PC版のほぼすべての機能を備えつつ、タブレット用に最適化されています。
作業環境をどこにでも持ち出せるので、屋外の景色からインスピレーションを受ける人には最高のアプリです。
例えば私の場合、色彩や雰囲気の良かった小さな滝のそばに座り、その場の雰囲気を掴んだことで、この絵のコンセプトを思いつくことができました。
このアプリケーションが便利すぎて素直にびっくりしています。
・ブラシのカスタム機能
サブツール(ブラシセット)のカスタマイズもお気に入りの機能です。
素材サービス「ASSETS」のおかげで、ペン入れ、色塗り、はたまた花柄の模様のブラシなど、膨大な選択肢が提供されています。
特に、CLIP STUDIO PAINTはとてもなめらかに色を混ぜることができます。
この絵では、砂の上にかかる前の、波の白い部分の柔らかさを表現したいと考えていました。それを実現するために、[レイヤーマスク]と不透明な水彩ブラシを使い、波の白い部分にマスクをかけました。ブラシをなじませることによって、イラストに柔らかさが生まれます。
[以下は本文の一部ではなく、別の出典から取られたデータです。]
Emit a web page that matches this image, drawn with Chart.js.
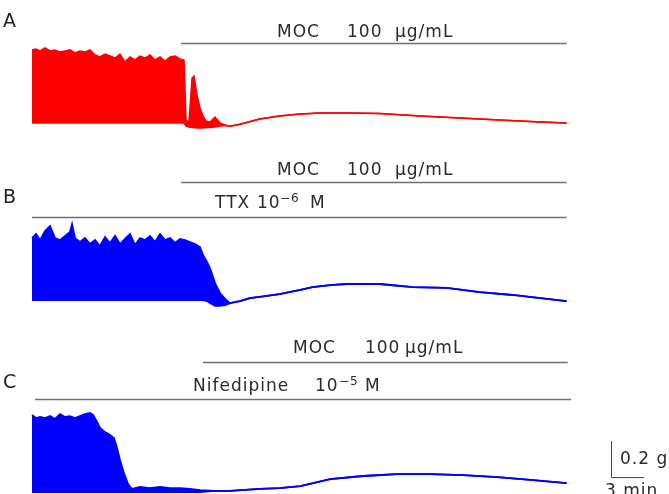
<!DOCTYPE html>
<html>
<head>
<meta charset="utf-8">
<script src="https://cdn.jsdelivr.net/npm/chart.js@4/dist/chart.umd.min.js"></script>
<style>
  body { margin: 0; background: #fff; }
  #wrap { position: relative; width: 669px; height: 494px; overflow: hidden; }
  #wrap canvas { position: absolute; left: 0; }
</style>
</head>
<body>
<div id="wrap">
  <canvas id="panelA" width="669" height="140" style="top:0px"></canvas>
  <canvas id="panelB" width="669" height="180" style="top:140px"></canvas>
  <canvas id="panelC" width="669" height="174" style="top:320px"></canvas>
</div>
<script>
// time in minutes, tension in g above the resting baseline

// A: MOC alone
const aTime = [0, 0.36, 0.73, 1.18, 1.64, 2.09, 2.55, 3.0, 3.45, 3.91, 4.36, 4.82, 5.27, 5.73, 6.18, 6.64, 7.09, 7.55, 8.0, 8.45,
  8.91, 9.36, 9.82, 10.27, 10.73, 11.18, 11.64, 12.09, 12.55, 13.0, 13.45, 13.82, 14.0, 14.27, 14.55, 14.73, 15.0, 15.27, 15.55, 15.82,
  16.18, 16.64, 17.09, 17.55, 18.0, 18.9, 20.7, 22.5, 24.4, 26.2, 28.9, 31.6, 35.3, 38.9, 42.5, 46.2, 48.6];
const aUpper = [0.406, 0.411, 0.400, 0.417, 0.400, 0.406, 0.394, 0.400, 0.406, 0.389, 0.400, 0.394, 0.406, 0.378, 0.367, 0.383, 0.372, 0.361, 0.383, 0.339,
  0.367, 0.350, 0.372, 0.361, 0.378, 0.350, 0.367, 0.344, 0.367, 0.372, 0.356, 0.350, 0.017, 0.006, 0.250, 0.261, 0.156, 0.083, 0.039, 0.011,
  0.006, 0.033, 0, -0.011, -0.017, -0.006, 0.022, 0.039, 0.050, 0.056, 0.056, 0.053, 0.039, 0.028, 0.017, 0.006, 0];
const aLower = [0, 0, 0, 0, 0, 0, 0, 0, 0, 0, 0, 0, 0, 0, 0, 0, 0, 0, 0, 0,
  0, 0, 0, 0, 0, 0, 0, 0, 0, 0, 0, 0, -0.017, -0.022, -0.025, -0.025, -0.028, -0.028, -0.028, -0.025,
  -0.025, -0.022, -0.017, -0.014, -0.017, -0.006, 0.022, 0.039, 0.050, 0.056, 0.056, 0.053, 0.039, 0.028, 0.017, 0.006, 0];

// B: TTX 10^-6 M, then MOC
const bTime = [0, 0.36, 0.73, 1.18, 1.64, 2.09, 2.55, 3.0, 3.45, 3.64, 3.91, 4.36, 4.82, 5.27, 5.73, 6.18, 6.64, 7.09, 7.55, 8.0,
  8.45, 8.91, 9.36, 9.82, 10.27, 10.73, 11.18, 11.64, 12.09, 12.55, 13.0, 13.45, 13.91, 14.36, 14.82, 15.27, 15.55, 15.91, 16.18, 16.64,
  17.09, 17.55, 18.0, 18.9, 19.8, 21.2, 22.5, 24.4, 25.5, 27.1, 28.6, 31.6, 34.6, 37.7, 40.7, 43.7, 46.8, 48.6];
const bUpper = [0.344, 0.367, 0.333, 0.383, 0.411, 0.344, 0.333, 0.356, 0.378, 0.422, 0.344, 0.322, 0.344, 0.311, 0.333, 0.300, 0.350, 0.317, 0.356, 0.311,
  0.339, 0.367, 0.306, 0.344, 0.333, 0.356, 0.322, 0.367, 0.333, 0.344, 0.317, 0.339, 0.333, 0.322, 0.311, 0.294, 0.250, 0.211, 0.178, 0.094,
  0.039, 0.006, -0.017, -0.006, 0.011, 0.022, 0.033, 0.056, 0.072, 0.083, 0.089, 0.089, 0.072, 0.067, 0.044, 0.028, 0.006, -0.006];
const bLower = [0, 0, 0, 0, 0, 0, 0, 0, 0, 0, 0, 0, 0, 0, 0, 0, 0, 0, 0, 0,
  0, 0, 0, 0, 0, 0, 0, 0, 0, 0, 0, 0, 0, 0, 0, 0, 0, -0.006, -0.017, -0.033,
  -0.033, -0.028, -0.017, -0.006, 0.011, 0.022, 0.033, 0.056, 0.072, 0.083, 0.089, 0.089, 0.072, 0.067, 0.044, 0.028, 0.006, -0.006];

// C: nifedipine 10^-5 M, then MOC
const cTime = [0, 0.36, 0.73, 1.18, 1.64, 2.09, 2.55, 3.0, 3.45, 3.91, 4.36, 4.82, 5.27, 5.55, 5.91, 6.18, 6.64, 7.09, 7.45, 7.73,
  8.0, 8.36, 8.73, 9.09, 9.82, 10.73, 11.64, 12.55, 13.45, 14.36, 15.27, 16.6, 18.0, 20.7, 22.5, 24.4, 27.1, 30.1, 33.2, 36.2,
  39.2, 42.3, 45.3, 48.6];
const cUpper = [0.428, 0.411, 0.417, 0.411, 0.422, 0.406, 0.433, 0.417, 0.422, 0.411, 0.422, 0.433, 0.439, 0.428, 0.389, 0.356, 0.333, 0.317, 0.300, 0.244,
  0.178, 0.106, 0.044, 0.017, 0.028, 0.022, 0.028, 0.022, 0.022, 0.017, 0.011, 0.006, 0.006, 0.017, 0.022, 0.033, 0.072, 0.089, 0.100, 0.100,
  0.094, 0.083, 0.067, 0.050];
const cLower = [0, 0, 0, 0, 0, 0, 0, 0, 0, 0, 0, 0, 0, 0, 0, 0, 0, 0, 0, 0,
  0, 0, 0, 0, 0, 0, 0, 0, 0, 0, 0, 0.006, 0.006, 0.017, 0.022, 0.033, 0.072, 0.089, 0.100, 0.100,
  0.094, 0.083, 0.067, 0.050];

const X_MIN = -2.91, X_MAX = 57.91;
const TEXT_COLOR = '#2a2a2a';
const BAR_COLOR = '#707070';

const panels = [
  {
    canvas: 'panelA', color: '#ff0000', lineWidth: 1.5, yMin: -0.094, yMax: 0.683,
    time: aTime, upper: aUpper, lower: aLower,
    label: { text: 'A', t: -2.64, y: 0.533 },
    bars: [{ t0: 13.55, t1: 48.6, y: 0.444 }],
    texts: [
      { text: 'MOC', t: 22.27, y: 0.478 }, { text: '100', t: 28.64, y: 0.478 }, { text: 'μg/mL', t: 33.0, y: 0.478 }
    ]
  },
  {
    canvas: 'panelB', color: '#0000ff', lineWidth: 1.8, yMin: -0.111, yMax: 0.889,
    time: bTime, upper: bUpper, lower: bLower,
    label: { text: 'B', t: -2.64, y: 0.539 },
    bars: [{ t0: 13.55, t1: 48.6, y: 0.656 }, { t0: 0, t1: 48.6, y: 0.461 }],
    texts: [
      { text: 'MOC', t: 22.27, y: 0.694 }, { text: '100', t: 28.64, y: 0.694 }, { text: 'μg/mL', t: 33.0, y: 0.694 },
      { text: 'TTX', t: 16.64, y: 0.511 }, { text: '10', t: 20.45, y: 0.511 },
      { text: '−6', t: 22.55, y: 0.542, small: true }, { text: 'M', t: 25.27, y: 0.511 }
    ]
  },
  {
    canvas: 'panelC', color: '#0000ff', lineWidth: 1.8, yMin: -0.011, yMax: 0.956,
    time: cTime, upper: cUpper, lower: cLower,
    label: { text: 'C', t: -2.64, y: 0.578 },
    bars: [{ t0: 15.55, t1: 48.7, y: 0.722 }, { t0: 0.27, t1: 49.0, y: 0.517 }],
    texts: [
      { text: 'MOC', t: 23.73, y: 0.772 }, { text: '100', t: 30.27, y: 0.772 }, { text: 'μg/mL', t: 33.91, y: 0.772 },
      { text: 'Nifedipine', t: 14.64, y: 0.561 }, { text: '10', t: 25.73, y: 0.561 },
      { text: '−5', t: 27.91, y: 0.592, small: true }, { text: 'M', t: 30.27, y: 0.561 },
      { text: '0.2 g', t: 53.45, y: 0.156 }, { text: '3 min', t: 52.09, y: -0.024 }
    ],
    scaleBar: { t: 52.64, y: 0.083, dt: 3, dy: 0.2 }
  }
];

// draws treatment bars, labels and the calibration bar through the chart scales
const annotations = {
  id: 'annotations',
  afterDraw(chart, args, opts) {
    const p = opts.panel;
    const x = chart.scales.x, y = chart.scales.y;
    const ctx = chart.ctx;
    ctx.save();
    ctx.strokeStyle = BAR_COLOR;
    ctx.lineWidth = 1.5;
    p.bars.forEach(b => {
      const py = Math.round(y.getPixelForValue(b.y)) + 0.5;
      ctx.beginPath();
      ctx.moveTo(x.getPixelForValue(b.t0), py);
      ctx.lineTo(x.getPixelForValue(b.t1), py);
      ctx.stroke();
    });
    if (p.scaleBar) {
      const s = p.scaleBar;
      ctx.strokeStyle = '#444';
      ctx.lineWidth = 1;
      ctx.beginPath();
      ctx.moveTo(x.getPixelForValue(s.t) + 0.5, y.getPixelForValue(s.y + s.dy));
      ctx.lineTo(x.getPixelForValue(s.t) + 0.5, y.getPixelForValue(s.y) + 0.5);
      ctx.lineTo(x.getPixelForValue(s.t + s.dt), y.getPixelForValue(s.y) + 0.5);
      ctx.stroke();
    }
    ctx.fillStyle = TEXT_COLOR;
    ctx.textBaseline = 'alphabetic';
    ctx.textAlign = 'left';
    p.texts.forEach(t => {
      ctx.font = t.small ? '12px "DejaVu Sans"' : '17px "DejaVu Sans"';
      ctx.letterSpacing = '1px';
      ctx.fillText(t.text, x.getPixelForValue(t.t), y.getPixelForValue(t.y));
    });
    ctx.letterSpacing = '0px';
    ctx.font = '19px "DejaVu Sans"';
    ctx.fillStyle = '#222';
    ctx.fillText(p.label.text, x.getPixelForValue(p.label.t), y.getPixelForValue(p.label.y));
    ctx.restore();
  }
};

panels.forEach(p => {
  new Chart(document.getElementById(p.canvas), {
    type: 'line',
    data: {
      datasets: [
        {
          data: p.time.map((t, i) => ({ x: t, y: p.upper[i] })),
          borderColor: p.color,
          backgroundColor: p.color,
          borderWidth: p.lineWidth,
          pointRadius: 0,
          tension: 0,
          fill: '+1'
        },
        {
          data: p.time.map((t, i) => ({ x: t, y: p.lower[i] })),
          borderColor: p.color,
          borderWidth: p.lineWidth,
          pointRadius: 0,
          tension: 0,
          fill: false
        }
      ]
    },
    options: {
      responsive: false,
      animation: false,
      layout: { padding: 0 },
      scales: {
        x: { type: 'linear', min: X_MIN, max: X_MAX, display: false },
        y: { min: p.yMin, max: p.yMax, display: false }
      },
      plugins: {
        legend: { display: false },
        tooltip: { enabled: false },
        annotations: { panel: p }
      }
    },
    plugins: [annotations]
  });
});
</script>
</body>
</html>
他のソフトウェアでは実現しにくい効果です。砂が反射する光も同じ手法で描きました。
Sam Nassour
ビジュアルデベロップメントアーティスト(アニメーションのビジュアル全般のデザイン)
活動拠点:イギリス
エンターテインメントとアニメーション業界で働くアートディレクター兼ビジュアルデベロップメントアーティストです。
Cartoon Network、DreamWorks TV、Nickelodeon、Disney TVなどのスタジオで仕事を経験しました。
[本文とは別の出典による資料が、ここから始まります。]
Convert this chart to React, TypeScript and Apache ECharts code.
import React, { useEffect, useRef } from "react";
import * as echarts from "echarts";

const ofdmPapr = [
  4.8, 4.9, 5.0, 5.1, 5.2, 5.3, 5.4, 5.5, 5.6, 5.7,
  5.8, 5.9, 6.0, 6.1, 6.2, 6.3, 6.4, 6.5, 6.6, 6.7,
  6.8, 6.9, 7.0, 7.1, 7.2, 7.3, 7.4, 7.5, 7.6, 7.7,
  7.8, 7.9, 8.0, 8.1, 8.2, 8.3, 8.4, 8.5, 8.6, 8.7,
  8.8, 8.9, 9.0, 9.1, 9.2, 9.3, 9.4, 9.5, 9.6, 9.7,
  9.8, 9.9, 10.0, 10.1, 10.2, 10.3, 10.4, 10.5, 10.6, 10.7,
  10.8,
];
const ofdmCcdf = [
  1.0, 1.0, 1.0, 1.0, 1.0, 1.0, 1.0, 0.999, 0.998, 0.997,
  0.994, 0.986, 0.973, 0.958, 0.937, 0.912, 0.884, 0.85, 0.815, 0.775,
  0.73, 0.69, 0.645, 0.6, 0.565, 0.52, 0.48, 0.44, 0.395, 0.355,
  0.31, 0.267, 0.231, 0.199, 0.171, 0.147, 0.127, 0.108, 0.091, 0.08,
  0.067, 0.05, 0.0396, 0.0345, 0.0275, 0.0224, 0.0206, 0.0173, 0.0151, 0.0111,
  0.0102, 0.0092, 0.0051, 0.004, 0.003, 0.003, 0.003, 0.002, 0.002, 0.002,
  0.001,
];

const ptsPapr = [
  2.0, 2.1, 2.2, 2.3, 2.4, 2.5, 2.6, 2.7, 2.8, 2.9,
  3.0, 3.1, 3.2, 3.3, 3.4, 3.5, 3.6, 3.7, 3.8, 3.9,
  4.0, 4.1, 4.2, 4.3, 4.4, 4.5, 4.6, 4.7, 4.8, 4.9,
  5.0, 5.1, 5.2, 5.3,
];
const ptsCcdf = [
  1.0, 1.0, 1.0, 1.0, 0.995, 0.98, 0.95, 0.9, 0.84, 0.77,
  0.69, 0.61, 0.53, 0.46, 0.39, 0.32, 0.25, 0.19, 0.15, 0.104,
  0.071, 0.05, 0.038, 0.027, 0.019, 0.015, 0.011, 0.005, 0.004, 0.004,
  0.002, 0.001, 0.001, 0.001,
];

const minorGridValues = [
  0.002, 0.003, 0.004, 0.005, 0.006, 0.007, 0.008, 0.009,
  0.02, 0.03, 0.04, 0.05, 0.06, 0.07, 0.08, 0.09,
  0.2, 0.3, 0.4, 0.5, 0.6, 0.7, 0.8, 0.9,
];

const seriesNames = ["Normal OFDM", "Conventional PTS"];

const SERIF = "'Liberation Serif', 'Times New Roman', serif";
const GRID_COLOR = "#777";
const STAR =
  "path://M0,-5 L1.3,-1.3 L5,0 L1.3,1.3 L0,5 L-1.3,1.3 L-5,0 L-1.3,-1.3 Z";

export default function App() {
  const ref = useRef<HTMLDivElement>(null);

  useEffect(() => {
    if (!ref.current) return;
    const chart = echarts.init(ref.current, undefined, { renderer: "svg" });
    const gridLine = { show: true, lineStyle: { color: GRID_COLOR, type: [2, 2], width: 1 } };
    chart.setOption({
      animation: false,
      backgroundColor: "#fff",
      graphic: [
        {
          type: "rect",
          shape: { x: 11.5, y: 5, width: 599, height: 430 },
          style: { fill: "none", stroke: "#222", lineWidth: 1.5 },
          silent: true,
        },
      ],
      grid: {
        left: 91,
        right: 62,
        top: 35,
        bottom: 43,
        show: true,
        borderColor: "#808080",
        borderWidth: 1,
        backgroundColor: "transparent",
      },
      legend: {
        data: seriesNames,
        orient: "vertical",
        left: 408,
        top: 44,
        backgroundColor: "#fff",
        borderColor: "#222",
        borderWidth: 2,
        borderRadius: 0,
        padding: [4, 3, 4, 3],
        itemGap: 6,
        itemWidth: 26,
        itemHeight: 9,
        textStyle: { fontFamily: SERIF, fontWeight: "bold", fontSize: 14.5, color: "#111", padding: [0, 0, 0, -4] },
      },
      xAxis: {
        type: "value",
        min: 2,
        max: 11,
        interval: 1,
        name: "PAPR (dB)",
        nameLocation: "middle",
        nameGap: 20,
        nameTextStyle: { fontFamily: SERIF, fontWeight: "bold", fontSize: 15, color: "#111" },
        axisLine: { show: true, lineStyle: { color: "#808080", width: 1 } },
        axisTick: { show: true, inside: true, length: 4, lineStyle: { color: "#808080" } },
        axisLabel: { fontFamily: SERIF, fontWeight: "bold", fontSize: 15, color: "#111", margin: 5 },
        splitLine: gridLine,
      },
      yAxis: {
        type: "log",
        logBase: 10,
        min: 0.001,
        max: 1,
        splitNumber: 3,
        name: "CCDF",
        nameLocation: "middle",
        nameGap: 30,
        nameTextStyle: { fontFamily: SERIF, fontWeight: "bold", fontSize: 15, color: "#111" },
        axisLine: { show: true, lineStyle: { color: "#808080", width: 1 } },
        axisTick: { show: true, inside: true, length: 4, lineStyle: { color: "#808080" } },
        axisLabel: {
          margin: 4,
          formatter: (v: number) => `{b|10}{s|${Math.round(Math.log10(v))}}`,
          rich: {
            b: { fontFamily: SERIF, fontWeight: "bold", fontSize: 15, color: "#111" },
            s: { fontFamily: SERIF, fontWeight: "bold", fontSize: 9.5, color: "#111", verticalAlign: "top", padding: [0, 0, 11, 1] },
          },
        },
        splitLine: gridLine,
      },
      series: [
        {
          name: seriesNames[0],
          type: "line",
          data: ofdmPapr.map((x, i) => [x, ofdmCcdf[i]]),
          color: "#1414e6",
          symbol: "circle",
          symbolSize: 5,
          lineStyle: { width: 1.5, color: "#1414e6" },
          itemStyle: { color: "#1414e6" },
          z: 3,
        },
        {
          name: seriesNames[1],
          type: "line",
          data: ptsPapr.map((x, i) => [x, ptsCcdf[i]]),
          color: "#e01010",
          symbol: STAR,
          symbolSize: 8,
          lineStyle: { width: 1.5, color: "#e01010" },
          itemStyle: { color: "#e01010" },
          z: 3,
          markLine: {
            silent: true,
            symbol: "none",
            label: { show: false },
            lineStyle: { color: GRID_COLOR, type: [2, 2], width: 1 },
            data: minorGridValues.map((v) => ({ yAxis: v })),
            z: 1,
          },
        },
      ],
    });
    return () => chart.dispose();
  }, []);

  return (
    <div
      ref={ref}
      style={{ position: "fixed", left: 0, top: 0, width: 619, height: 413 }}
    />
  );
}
人を笑顔にするような、楽しくエンターテインメント性のある物語が伝わるコンセプトやイラストを描くのが好きです。
複雑なアートワークを作成する過程は、CLIP STUDIO PAINTの素晴らしい機能の助けを借りることでとても簡単になりました。
このソフトは、各機能にキーボードショートカットや修飾キーを自由に割り当てることができ、カスタマイズの幅が広いところが好きです。
色を塗っているときに、ブラシのカスタマイズ画面[サブツール詳細]にある[下地混色]のオプションを設定して、色が混ざり合う感じが好きです。
また、線画のペン入れをするためのブラシも大好きです。とても自然な感触と高い筆圧感知能力によって、太い線から細い線への移り変わりが一度のストロークで簡単に表現できます。
[手ブレ補正]機能のスライダーを調整することで、ブラシのストロークをゆっくりにしても、正確に線を引くことができます。
素早く適切な色を選ぶために[カラーサークル]パレットをキャンバスの上に配置することが多いです。
他にも、[近似色]や[中間色]パレットといった高度なカラーパレットを使用します。どちらのパレットも異なる色調のキャンバスにおいて、色を選択するときに役立ちます。
■ お気に入りの機能
・投げなわ塗りツール
CLIP STUDIO PAINTはキャラクターのデザインやイラストを作成するときによく利用している素晴らしいペイントソフトです。
[投げなわ塗り]ツールは特に素晴らしい機能のひとつで、選択範囲を作成せずに、特定の形や領域をべた塗りできます。これによって、べた塗りの工程をかなり短縮できています。
・ツールプロパティパレット
高度な[ツールプロパティ]パレットは、よく使うツールなどの設定をカスタマイズする機能があるので気に入ってます。
ワンクリックでアンチエイリアスの効果量を変更したり、[曲線]ツールの線や塗りの設定をすぐに変えられるところも好きです。